The job interview. It’s the necessary, angst-ridden big step in the process of landing a job.
It’s no wonder we get jittery: we all know that we’ll be asked some outlandish, abstract or just plain ridiculous questions. What’s more, there’s a hidden code — a language of interviewing that the hiring manager knows, but doesn’t tell candidates. If only we could be in on the secret.
Maybe we can, with a little insight from several LinkedIn Influencers who weighed in on these topics this week. Here’s what two of them had to say.
Liz Ryan, chief executive officer and founder at Human Workplace
“A job interview is a weird experience,” wrote Ryan in her post Smart Answers to Stupid Interview Questions. “The standard interview script is brainless and insulting and it doesn't even do a good job of separating the best candidates from the worst ones. Still, people who are afraid to try new things don't dare deviate from it.”
That script inevitably includes “these three stupid questions,” Ryan wrote. “What's your greatest weakness? With all the talented candidates, why should we hire you? Where do you see yourself in five years?”
You probably have a canned answer to these questions. But, wrote Ryan, “You can get off the script and stay human in a job interview… For starters… give your interviewer an answer s/he wasn’t expecting.” Why? That forces the interviewer to think more and “you’ll be more memorable that way.”
Ryan offered alternative answers to these three dreaded questions. Among them:
In response to the question, what’s your greatest weakness: “I used to obsess about my weaknesses. I used to think I had a million defects that needed correcting, and I read books and took classes to try to improve on them. Gradually I learned that it makes no sense for me to work on things that I'm not great at, and it makes no sense for me to think of myself as having weaknesses. These days I focus on getting better at things I'm already good at — graphic design, especially."
That’s a far cry from the usual answer that entails talking about how hard you work and how you can be too hard on yourself.
“You already know how it feels to sit in the chair and play the Good Little Job Seeker,” wrote Ryan. “What would happen if you stepped out of the box on your next job interview, and played yourself?”
Jeff Haden, speaker and owner at BlackBird Media
“In the best job interviews, the candidate says a lot and the interviewer very little,” wrote Haden in his post Nine Things Interviewers Never Tell Job Candidates, But Should. “But there are some things interviewers would love to tell job candidates before the interview starts.”

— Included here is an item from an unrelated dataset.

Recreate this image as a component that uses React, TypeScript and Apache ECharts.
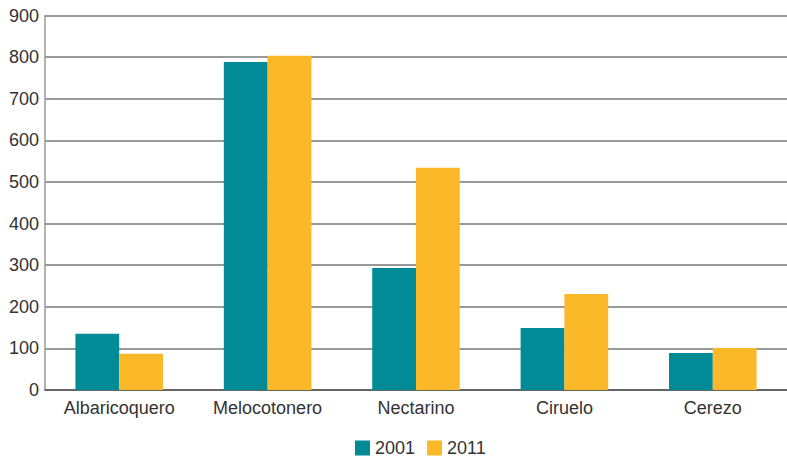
import React, { useEffect, useRef } from "react";
import * as echarts from "echarts";

const categories = ["Albaricoquero", "Melocotonero", "Nectarino", "Ciruelo", "Cerezo"];
const values2001 = [135, 788, 293, 149, 89];
const values2011 = [87, 803, 534, 231, 101];
const seriesNames = ["2001", "2011"];

export default function App() {
  const ref = useRef<HTMLDivElement>(null);
  useEffect(() => {
    document.body.style.margin = "0";
    const chart = echarts.init(ref.current!, null, { renderer: "svg" });
    const font = "'Liberation Sans', Arial, Helvetica, sans-serif";
    chart.setOption({
      animation: false,
      textStyle: { fontFamily: font },
      legend: {
        data: seriesNames,
        top: 434,
        left: 350,
        padding: 5,
        itemWidth: 15,
        itemHeight: 15,
        itemGap: 12,
        icon: "rect",
        textStyle: { fontSize: 18, color: "#333", fontFamily: font },
      },
      grid: { left: 45, right: 0, top: 15.5, bottom: 67 },
      xAxis: {
        type: "category",
        data: categories,
        axisTick: { show: false },
        axisLine: { lineStyle: { color: "#555", width: 1.5 } },
        axisLabel: { fontSize: 18, color: "#333", margin: 9, fontFamily: font },
      },
      yAxis: {
        type: "value",
        min: 0,
        max: 900,
        interval: 100,
        axisLine: { show: true, lineStyle: { color: "#999", width: 1.5 } },
        axisTick: { show: false },
        splitLine: { lineStyle: { color: "#777", width: 1.5 } },
        axisLabel: { fontSize: 18, color: "#333", margin: 6, fontFamily: font },
      },
      series: [
        {
          name: seriesNames[0],
          type: "bar",
          data: values2001,
          itemStyle: { color: "#008B96" },
          barGap: "0%",
          barCategoryGap: "41%",
        },
        {
          name: seriesNames[1],
          type: "bar",
          data: values2011,
          itemStyle: { color: "#FBB829" },
          barGap: "0%",
          barCategoryGap: "41%",
        },
      ],
    });
    return () => chart.dispose();
  }, []);
  return <div ref={ref} style={{ width: 787, height: 457 }} />;
}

“I really want you to be likeable. Obvious? Sure, but also critical. Skills and qualifications are important, but we all want to work with people we like... and who in turn like us,” he wrote. “So we want you to smile. We want you to make eye contact, sit forward in your chair, and be enthusiastic. A candidate who makes a great first impression and sparks a real connection instantly becomes a big fish in a very small short-list pond. You may have solid qualifications, but if we don't think we'll enjoy working with you, we’re probably not going to hire you.”
“I love when you show you can hit the ground running. We expect you to do a little research about the company. That’s a given. To really impress us, use the research you’ve done to describe how you will hit the ground running and contribute right away — the bigger the impact the better,” Haden wrote. “If you bring a specific skill, show how we can immediately leverage that skill. Think about it from our side of the table. We have to start paying your salary the first day, so we love to see an immediate return on that investment starting the first day.”
“Please don’t start by telling me how much you want the job. We may need you to work 60-hour weeks, or travel more than half the time, or report to someone with less experience than you. So sit tight,” he wrote. “No matter how much research you've done, you can't truly know you want the job until you know everything possible about the job.”